Il filosofo ha chiuso il 2 giugno il “Festival della Fede” al San Marco
di Maria Ricca
Una sala piena, ma non pienissima, ha accolto al San Marco,
domenica 2 giugno, il filosofo Massimo
Cacciari per la sua “lectio magistralis”, momento conclusivo di “Symbolum”, il “Festival
della Fede”, realizzato dall’Associazione “La Conchiglia”, che ha animato la
città lo scorso mese di maggio, proponendo dibattiti, incontri, manifestazioni
sul tema della religiosità e dell’incontro col Cristo.
Pochi preamboli in fase introduttiva, con l’intervento di Paolo Palumbo, presidente
dell’Associazione promotrice, e del preside Michele Ruggiano, direttore del
Centro Studi “Sannio”. A parte uno, quello sulla bellezza della città,
apprezzata dal professor Cacciari, e poco valorizzata, che gli è valso l’omaggio
del commissario straordinario Cimitile, di un libro sull’Arco di Traiano, con
il filosofo che ne chiedeva anche uno sul Chiostro di S. Sofia.
Ma è stato solo un attimo, prima di dare spazio alla
disquisizione su potere e prossimità. “Potere – ha ricordato Cacciari – deriva dal
greco “kràtos”, ovvero la “potenza del fare”, di portare a compimento quello
che ci si propone.

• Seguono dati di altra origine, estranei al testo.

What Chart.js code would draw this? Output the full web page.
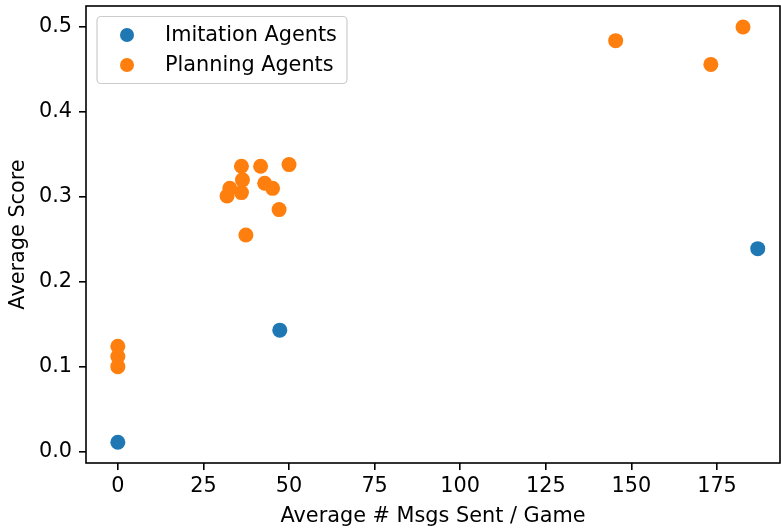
<!DOCTYPE html>
<html>
<head>
<meta charset="utf-8">
<script src="https://cdn.jsdelivr.net/npm/chart.js@4"></script>
<style>
  html, body { margin: 0; padding: 0; background: #fff; }
  #wrap { width: 781px; height: 529px; }
</style>
</head>
<body>
<div id="wrap"><canvas id="scatter" width="781" height="529"></canvas></div>
<script>
const imitationMsgs = [0, 47.3, 186.9];
const imitationScore = [0.011, 0.143, 0.239];

const planningMsgs = [0, 0, 0, 36.1, 41.7, 50.0, 36.4, 32.7, 31.9, 36.1, 42.9, 45.2, 47.1, 37.4, 145.4, 182.6, 173.2];
const planningScore = [0.124, 0.112, 0.100, 0.336, 0.336, 0.338, 0.320, 0.310, 0.301, 0.305, 0.316, 0.310, 0.285, 0.255, 0.484, 0.500, 0.456];

const seriesLabels = ["Imitation Agents", "Planning Agents"];
const seriesColors = ["#1f77b4", "#ff7f0e"];

const FONT = "'DejaVu Sans', sans-serif";
const FONT_SIZE = 20.8;

function toPoints(xs, ys) {
  return xs.map((x, i) => ({ x: x, y: ys[i] }));
}

// box around the plot + legend box in the upper left
const framePlugin = {
  id: "frame",
  afterDraw(chart) {
    const { ctx, chartArea } = chart;
    ctx.save();
    ctx.strokeStyle = "#000";
    ctx.lineWidth = 1.6;
    ctx.strokeRect(chartArea.left, chartArea.top, chartArea.right - chartArea.left, chartArea.bottom - chartArea.top);

    // legend
    const x0 = 97, y0 = 16.5, w = 250, h = 67;
    ctx.beginPath();
    ctx.roundRect(x0, y0, w, h, 4);
    ctx.fillStyle = "rgba(255,255,255,0.8)";
    ctx.fill();
    ctx.strokeStyle = "#cccccc";
    ctx.lineWidth = 1.2;
    ctx.stroke();

    ctx.font = FONT_SIZE + "px " + FONT;
    ctx.textBaseline = "middle";
    ctx.textAlign = "left";
    const rows = [35, 65];
    chart.data.datasets.forEach((ds, i) => {
      ctx.beginPath();
      ctx.arc(127, rows[i], 7, 0, Math.PI * 2);
      ctx.fillStyle = ds.backgroundColor;
      ctx.fill();
      ctx.fillStyle = "#000";
      ctx.fillText(ds.label, 165, rows[i] + 1);
    });
    ctx.restore();
  },
};

new Chart(document.getElementById("scatter"), {
  type: "scatter",
  data: {
    datasets: [
      {
        label: seriesLabels[0],
        data: toPoints(imitationMsgs, imitationScore),
        backgroundColor: seriesColors[0],
        pointRadius: 7.5,
        borderWidth: 0,
        order: 1,
      },
      {
        label: seriesLabels[1],
        data: toPoints(planningMsgs, planningScore),
        backgroundColor: seriesColors[1],
        pointRadius: 7.5,
        borderWidth: 0,
        order: 0,
      },
    ],
  },
  options: {
    responsive: false,
    animation: false,
    layout: { autoPadding: false, padding: { top: 6, right: 1, left: 0, bottom: 0 } },
    plugins: {
      legend: { display: false },
      tooltip: { enabled: false },
    },
    scales: {
      x: {
        type: "linear",
        min: -9.3,
        max: 193.4,
        afterFit: (scale) => {
          scale.height = 66;
          scale.paddingLeft = 0;
          scale.paddingRight = 0;
        },
        border: { display: false },
        grid: { drawOnChartArea: false, drawTicks: true, tickLength: 7, color: "#000", lineWidth: 1.6 },
        ticks: {
          stepSize: 25,
          includeBounds: false,
          padding: 4,
          color: "#000",
          font: { family: FONT, size: FONT_SIZE },
          callback: (v) => String(v),
        },
        title: {
          display: true,
          text: "Average # Msgs Sent / Game",
          color: "#000",
          font: { family: FONT, size: FONT_SIZE },
          padding: { top: 0, bottom: 0 },
        },
      },
      y: {
        type: "linear",
        min: -0.0135,
        max: 0.5248,
        afterFit: (scale) => {
          scale.width = 86;
          scale.paddingTop = 0;
          scale.paddingBottom = 0;
        },
        border: { display: false },
        grid: { drawOnChartArea: false, drawTicks: true, tickLength: 7, color: "#000", lineWidth: 1.6 },
        ticks: {
          stepSize: 0.1,
          includeBounds: false,
          padding: 7,
          color: "#000",
          font: { family: FONT, size: FONT_SIZE },
          callback: (v) => v.toFixed(1),
        },
        title: {
          display: true,
          text: "Average Score",
          color: "#000",
          font: { family: FONT, size: FONT_SIZE },
          padding: { top: 6, bottom: 0 },
        },
      },
    },
  },
  plugins: [framePlugin],
});
</script>
</body>
</html>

Ma “potere” è anche “dynamis” ovvero “il potere che risuona
nel nostro possibile”, avendo noi a che fare con le diverse circostanze che si
pongono come accidenti ed ostacoli.”
La radice latina della parola “potere” deriva dalla parola “potestas”
, da cui “pater”, e “patrizi”, detentori del potere supremo nella famiglia e
nella società.” Reagire a ciò è contraddire il nostro stesso linguaggio.
Il limite della “potestas”
è che in essa dev’essere introdotto il concetto dell’ “alma venus”, dell’eterno
femminino, richiamato in qualche modo anche dalla figura della “teòtocos”, la
Vergine, che si inserisce come terzo elemento, tra Padre e Figlio, e che non è
solo “genitor”, ma “auctoritas”, da “augeo”, generare, appunto . La meta del “potere”
dev’essere però la “crescita”, altrimenti quello resta fine a se stesso, e non né “auctor”, né “imperator.”
Il “potere” ha senso, quindi, solo se si apre e si approssima all’altro, per
liberarlo dalle sue angustie. In tal modo va letta anche laicamente la parabola del buon
Samaritano, colui che vede come intollerabile la condizione di sofferenza di
chi gli è prossimo e, dunque, avendone la possibilità, cerca di cambiarla,
soccorrendolo. Nel divenire “liberante”, usa la “tattica”, ovvero il “ragionamento”,
senza il quale il potere resterebbe solo “autoreferenziale”.
Come dire che coloro che esercitano il potere devono
utilizzarlo per aiutare l’altro ad uscire dalla propria condizione di
sofferenza. Bel messaggio ai politici di turno. Che si concretizza anche in un
elogio della Costituzione, per il quale lo spunto è dato dai numerosi e
pertinenti interventi in sala, soprattutto giovanili: “Il diritto non è
costrizione, ma missione dinamica” e le
leggi non elementi di costrizione della libertà, ma strumenti per poterla
pienamente attuare nella vita concreta.
E il buon Samaritano? “Lo forma la Scuola – ha sostenuto
alla fine Cacciari – almeno dovrebbe ...Ecco perché quella pubblica va
finanziata e valorizzata. Altrimenti le nostre migliori energie se ne vanno all’estero
e li formeranno lì i buon Samaritani. E alla fine ci toccherà…importarli.”